There are also first appearances of some of the regular supporting characters. Poopdeck Pappy, Popeye’s 99-year old father (“I hates relatives!”) is introduced in the bizarre and surreal “Goonland,” which you’ve probably guessed, also stars the Goons. Pappy also appears in two other cartoons in this set. Pipeye, Pupeye, Poopeye, and Peepeye pop up in a dream sequence as the children of Popeye and Olive in “Wimmen is a Myskery.” In later cartoons, the foursome are presented as Popeye’s four identical nephews (And how does that happen?). And Eugene the magical Jeep is introduced in “The Jeep,” one of my favorite Popeye cartoons. The scene where The Jeep serenely levitates up several flights of stairs while Popeye frantically scrambles up the stairs trying to catch up to him, is almost zen-like. The Jeep’s musical theme has been gently playing in my head for the last several days.

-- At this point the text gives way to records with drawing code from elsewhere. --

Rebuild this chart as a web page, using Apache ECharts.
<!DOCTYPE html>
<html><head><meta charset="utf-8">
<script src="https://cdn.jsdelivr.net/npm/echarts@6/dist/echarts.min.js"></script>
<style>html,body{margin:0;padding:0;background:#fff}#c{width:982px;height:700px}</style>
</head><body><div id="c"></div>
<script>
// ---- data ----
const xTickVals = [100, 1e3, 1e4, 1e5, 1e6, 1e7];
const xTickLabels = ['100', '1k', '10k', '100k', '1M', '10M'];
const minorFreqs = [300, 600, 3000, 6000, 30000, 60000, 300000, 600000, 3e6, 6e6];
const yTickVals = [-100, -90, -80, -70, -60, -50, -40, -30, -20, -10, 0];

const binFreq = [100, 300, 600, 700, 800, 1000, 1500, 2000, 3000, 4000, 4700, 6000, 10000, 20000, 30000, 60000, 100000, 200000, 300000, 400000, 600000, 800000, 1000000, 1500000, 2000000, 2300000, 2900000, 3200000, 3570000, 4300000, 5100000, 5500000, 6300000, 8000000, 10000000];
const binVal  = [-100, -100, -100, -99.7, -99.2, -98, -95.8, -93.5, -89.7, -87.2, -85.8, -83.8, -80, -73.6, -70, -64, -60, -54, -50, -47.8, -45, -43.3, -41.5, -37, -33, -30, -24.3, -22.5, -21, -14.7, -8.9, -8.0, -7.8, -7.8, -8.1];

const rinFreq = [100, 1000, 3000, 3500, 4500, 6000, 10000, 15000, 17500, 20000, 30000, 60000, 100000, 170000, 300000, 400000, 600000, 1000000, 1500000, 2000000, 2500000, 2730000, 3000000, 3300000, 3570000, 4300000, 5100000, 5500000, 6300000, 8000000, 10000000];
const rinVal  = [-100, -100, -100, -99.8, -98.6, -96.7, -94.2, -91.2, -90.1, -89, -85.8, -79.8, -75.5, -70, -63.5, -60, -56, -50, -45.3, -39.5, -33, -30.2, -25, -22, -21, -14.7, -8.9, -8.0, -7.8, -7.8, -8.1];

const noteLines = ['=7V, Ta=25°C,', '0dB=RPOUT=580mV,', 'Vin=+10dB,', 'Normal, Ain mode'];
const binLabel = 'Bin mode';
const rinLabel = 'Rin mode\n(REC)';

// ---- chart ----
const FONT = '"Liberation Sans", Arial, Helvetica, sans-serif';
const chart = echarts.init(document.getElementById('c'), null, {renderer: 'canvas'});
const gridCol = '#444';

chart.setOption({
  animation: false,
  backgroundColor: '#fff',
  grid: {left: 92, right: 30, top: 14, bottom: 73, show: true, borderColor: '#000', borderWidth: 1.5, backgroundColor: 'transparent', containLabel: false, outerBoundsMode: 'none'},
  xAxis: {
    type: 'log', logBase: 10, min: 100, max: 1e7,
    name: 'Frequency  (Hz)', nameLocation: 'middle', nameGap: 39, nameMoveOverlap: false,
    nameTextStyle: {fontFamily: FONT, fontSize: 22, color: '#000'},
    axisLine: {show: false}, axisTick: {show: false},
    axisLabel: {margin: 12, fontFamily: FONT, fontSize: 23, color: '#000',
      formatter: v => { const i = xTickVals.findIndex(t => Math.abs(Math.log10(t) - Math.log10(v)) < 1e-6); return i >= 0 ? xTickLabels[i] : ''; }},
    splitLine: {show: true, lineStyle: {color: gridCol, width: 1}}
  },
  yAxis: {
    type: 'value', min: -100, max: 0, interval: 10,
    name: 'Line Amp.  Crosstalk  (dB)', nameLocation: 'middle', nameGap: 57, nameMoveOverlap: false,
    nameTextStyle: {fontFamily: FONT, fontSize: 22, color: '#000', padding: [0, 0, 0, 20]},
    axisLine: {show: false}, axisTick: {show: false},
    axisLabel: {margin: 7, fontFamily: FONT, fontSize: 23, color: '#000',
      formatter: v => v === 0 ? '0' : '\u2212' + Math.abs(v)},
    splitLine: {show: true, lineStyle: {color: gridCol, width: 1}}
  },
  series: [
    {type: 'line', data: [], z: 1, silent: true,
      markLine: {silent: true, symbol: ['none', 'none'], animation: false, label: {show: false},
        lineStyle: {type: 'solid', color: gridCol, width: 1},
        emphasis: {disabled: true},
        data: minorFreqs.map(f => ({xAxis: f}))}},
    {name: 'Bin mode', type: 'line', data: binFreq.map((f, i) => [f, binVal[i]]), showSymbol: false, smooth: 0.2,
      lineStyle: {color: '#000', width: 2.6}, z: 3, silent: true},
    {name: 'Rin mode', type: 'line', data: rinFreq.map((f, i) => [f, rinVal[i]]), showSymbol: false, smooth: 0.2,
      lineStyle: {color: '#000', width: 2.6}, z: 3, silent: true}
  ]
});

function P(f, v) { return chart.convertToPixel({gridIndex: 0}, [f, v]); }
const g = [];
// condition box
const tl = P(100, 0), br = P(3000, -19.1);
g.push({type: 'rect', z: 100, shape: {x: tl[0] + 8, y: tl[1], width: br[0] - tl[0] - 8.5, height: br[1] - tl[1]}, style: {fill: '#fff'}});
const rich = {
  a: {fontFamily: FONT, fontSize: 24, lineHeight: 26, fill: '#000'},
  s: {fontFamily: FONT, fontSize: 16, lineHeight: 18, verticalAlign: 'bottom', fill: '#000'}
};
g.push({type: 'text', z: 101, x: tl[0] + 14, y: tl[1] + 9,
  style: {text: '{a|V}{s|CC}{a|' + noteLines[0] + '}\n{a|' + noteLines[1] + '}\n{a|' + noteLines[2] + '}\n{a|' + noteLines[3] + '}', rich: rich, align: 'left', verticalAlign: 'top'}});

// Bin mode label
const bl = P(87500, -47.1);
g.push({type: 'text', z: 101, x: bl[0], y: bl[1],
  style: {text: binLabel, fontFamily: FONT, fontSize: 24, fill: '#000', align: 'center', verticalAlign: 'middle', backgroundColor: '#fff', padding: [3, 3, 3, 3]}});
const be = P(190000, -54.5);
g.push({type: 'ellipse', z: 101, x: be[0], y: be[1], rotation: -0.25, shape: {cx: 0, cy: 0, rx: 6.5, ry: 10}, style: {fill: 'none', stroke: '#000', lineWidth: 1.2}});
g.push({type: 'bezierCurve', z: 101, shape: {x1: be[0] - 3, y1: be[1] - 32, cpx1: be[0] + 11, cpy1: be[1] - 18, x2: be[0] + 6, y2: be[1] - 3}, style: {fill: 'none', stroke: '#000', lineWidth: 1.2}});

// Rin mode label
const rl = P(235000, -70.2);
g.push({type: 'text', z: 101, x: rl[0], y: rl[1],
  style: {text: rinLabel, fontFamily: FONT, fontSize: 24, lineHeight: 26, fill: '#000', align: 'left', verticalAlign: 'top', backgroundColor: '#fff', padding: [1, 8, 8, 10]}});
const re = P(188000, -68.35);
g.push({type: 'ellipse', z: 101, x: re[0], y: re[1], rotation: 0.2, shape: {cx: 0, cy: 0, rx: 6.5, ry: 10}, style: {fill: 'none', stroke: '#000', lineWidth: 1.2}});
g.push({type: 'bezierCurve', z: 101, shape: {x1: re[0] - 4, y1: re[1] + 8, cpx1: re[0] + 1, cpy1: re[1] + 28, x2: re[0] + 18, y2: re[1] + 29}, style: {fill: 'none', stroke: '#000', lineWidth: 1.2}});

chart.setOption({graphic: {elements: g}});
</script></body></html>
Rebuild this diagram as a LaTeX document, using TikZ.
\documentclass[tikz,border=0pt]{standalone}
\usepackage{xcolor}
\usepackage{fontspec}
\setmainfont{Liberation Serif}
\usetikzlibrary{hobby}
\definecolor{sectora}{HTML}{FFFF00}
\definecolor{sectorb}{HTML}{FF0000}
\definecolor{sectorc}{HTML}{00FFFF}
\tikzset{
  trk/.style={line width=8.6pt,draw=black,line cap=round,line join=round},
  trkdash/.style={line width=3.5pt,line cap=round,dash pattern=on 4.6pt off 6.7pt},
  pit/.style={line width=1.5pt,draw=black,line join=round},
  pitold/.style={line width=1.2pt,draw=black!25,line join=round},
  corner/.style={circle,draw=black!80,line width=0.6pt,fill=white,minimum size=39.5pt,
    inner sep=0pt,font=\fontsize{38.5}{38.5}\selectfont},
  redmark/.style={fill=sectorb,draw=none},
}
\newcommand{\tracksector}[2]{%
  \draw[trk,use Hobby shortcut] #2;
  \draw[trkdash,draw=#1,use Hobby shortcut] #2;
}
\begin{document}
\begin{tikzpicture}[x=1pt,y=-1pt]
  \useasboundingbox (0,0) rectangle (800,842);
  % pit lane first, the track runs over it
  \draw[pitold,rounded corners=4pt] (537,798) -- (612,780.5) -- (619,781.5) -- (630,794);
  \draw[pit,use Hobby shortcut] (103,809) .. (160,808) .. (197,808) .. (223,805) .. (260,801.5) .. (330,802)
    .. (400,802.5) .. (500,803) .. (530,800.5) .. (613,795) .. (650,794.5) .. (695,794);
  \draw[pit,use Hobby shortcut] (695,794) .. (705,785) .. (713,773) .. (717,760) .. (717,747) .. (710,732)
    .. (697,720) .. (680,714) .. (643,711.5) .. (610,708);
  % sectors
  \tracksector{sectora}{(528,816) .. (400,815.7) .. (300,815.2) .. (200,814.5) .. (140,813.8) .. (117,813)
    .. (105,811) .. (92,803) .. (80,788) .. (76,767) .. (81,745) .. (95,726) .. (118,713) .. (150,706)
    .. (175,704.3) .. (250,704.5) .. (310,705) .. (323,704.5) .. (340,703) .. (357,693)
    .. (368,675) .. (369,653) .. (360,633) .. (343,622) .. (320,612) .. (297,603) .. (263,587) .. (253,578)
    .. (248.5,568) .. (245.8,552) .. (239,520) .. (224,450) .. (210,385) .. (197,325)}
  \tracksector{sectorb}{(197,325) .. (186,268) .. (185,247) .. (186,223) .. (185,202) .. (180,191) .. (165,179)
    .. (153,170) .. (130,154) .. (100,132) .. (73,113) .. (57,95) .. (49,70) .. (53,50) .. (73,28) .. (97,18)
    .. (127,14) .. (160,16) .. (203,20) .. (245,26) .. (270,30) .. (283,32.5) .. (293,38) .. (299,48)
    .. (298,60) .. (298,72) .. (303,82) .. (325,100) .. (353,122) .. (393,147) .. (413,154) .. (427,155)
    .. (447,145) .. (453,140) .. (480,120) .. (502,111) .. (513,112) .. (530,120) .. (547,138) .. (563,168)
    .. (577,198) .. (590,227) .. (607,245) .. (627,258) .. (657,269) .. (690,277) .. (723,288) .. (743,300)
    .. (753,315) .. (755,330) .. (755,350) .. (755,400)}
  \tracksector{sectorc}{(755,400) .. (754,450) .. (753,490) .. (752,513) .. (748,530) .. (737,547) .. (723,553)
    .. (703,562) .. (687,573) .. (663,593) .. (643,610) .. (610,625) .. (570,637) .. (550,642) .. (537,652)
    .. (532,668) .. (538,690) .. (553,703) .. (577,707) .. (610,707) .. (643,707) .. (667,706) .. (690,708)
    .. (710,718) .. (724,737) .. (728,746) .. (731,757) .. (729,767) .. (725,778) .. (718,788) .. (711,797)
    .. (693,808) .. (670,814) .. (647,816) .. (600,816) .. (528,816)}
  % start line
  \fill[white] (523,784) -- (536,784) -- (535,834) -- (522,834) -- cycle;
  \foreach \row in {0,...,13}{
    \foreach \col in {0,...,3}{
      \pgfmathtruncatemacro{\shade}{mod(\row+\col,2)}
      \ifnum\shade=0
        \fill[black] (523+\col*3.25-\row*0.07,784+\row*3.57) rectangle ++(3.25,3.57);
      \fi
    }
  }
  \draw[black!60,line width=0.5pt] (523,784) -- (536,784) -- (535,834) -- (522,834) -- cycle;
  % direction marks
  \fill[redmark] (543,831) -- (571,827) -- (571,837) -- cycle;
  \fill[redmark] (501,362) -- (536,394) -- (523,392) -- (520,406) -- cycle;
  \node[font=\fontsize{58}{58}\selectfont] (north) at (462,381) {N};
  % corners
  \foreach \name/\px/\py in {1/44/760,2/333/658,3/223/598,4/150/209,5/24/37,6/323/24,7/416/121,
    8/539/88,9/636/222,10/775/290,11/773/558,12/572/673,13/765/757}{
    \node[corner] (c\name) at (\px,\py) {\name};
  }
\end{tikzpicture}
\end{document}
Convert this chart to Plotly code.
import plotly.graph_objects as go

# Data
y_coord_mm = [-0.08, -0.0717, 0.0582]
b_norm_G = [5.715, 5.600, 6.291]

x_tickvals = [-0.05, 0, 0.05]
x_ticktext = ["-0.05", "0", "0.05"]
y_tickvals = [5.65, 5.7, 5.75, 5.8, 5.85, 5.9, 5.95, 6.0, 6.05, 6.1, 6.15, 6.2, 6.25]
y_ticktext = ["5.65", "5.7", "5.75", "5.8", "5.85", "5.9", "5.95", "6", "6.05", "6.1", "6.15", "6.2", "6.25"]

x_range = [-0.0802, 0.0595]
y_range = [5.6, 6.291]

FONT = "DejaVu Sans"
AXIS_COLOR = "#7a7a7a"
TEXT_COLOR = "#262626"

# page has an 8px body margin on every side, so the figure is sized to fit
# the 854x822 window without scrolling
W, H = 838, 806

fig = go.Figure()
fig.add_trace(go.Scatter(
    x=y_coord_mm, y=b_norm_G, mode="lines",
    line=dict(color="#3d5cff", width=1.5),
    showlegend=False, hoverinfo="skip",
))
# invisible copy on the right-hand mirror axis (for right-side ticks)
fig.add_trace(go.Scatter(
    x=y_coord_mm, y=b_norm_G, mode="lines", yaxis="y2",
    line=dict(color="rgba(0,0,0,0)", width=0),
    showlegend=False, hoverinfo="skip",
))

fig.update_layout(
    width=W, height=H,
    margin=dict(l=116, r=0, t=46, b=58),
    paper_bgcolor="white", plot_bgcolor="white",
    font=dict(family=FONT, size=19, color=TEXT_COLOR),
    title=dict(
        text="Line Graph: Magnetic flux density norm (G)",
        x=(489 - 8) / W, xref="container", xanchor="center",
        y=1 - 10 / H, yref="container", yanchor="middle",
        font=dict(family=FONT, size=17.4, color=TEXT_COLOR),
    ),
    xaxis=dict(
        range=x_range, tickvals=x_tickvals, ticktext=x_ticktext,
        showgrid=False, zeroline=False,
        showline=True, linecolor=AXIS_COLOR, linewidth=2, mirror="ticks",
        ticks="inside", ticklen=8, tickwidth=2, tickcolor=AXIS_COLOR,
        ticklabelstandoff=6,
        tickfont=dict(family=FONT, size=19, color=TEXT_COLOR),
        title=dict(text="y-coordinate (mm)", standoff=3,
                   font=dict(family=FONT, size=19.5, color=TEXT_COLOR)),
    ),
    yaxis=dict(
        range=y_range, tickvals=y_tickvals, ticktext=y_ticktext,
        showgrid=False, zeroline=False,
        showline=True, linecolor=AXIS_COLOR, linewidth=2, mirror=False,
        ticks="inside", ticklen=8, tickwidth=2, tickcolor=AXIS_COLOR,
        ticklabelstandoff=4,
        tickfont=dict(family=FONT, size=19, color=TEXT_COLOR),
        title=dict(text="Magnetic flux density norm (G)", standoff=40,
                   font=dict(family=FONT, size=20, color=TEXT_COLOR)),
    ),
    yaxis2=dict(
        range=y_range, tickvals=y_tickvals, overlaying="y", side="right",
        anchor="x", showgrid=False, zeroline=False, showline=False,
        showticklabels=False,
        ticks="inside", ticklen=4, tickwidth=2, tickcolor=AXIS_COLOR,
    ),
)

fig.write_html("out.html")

There are special features a’plenty on this set. There are over a dozen commentaries for individual cartoons, all by noted animation historians and filmmakers such as Jerry Beck, Greg Ford, Paul Dini, and Michael Barrier. There’s an informative documentary about the animation studio entitled, “Out of the Inkwell: The Fleischer Story,” as well as “Popumentaries” on Poopdeck Pappy, The Jeep, Mae Questel and the voices of Olive Oyl. “Men of Spinach and Steel” is a great examination of who was the first super-powered character: Popeye or Superman? (Both were animated by the Fleischers.) Plus there’s a vintage short on the making of “Aladdin and His Wonderful Lamp,” a complete Superman cartoon, rare pencil tests and storyboards, and a couple of audio-only features, one an interview with Jack Mercer, the voice of Popeye.
Popeye the Sailor 1938-1940 Volume 2 is a lovingly assembled tribute to one of the classic American icons, a character so beloved that he even eclipsed Mickey Mouse’s popularity for part of the 1930s. And you can see why in the cartoons in this collection. I am so out the door looking for Volume 1, just as soon as I stop kicking myself for missing it! (A complimentary copy for this review was provided by the publisher.)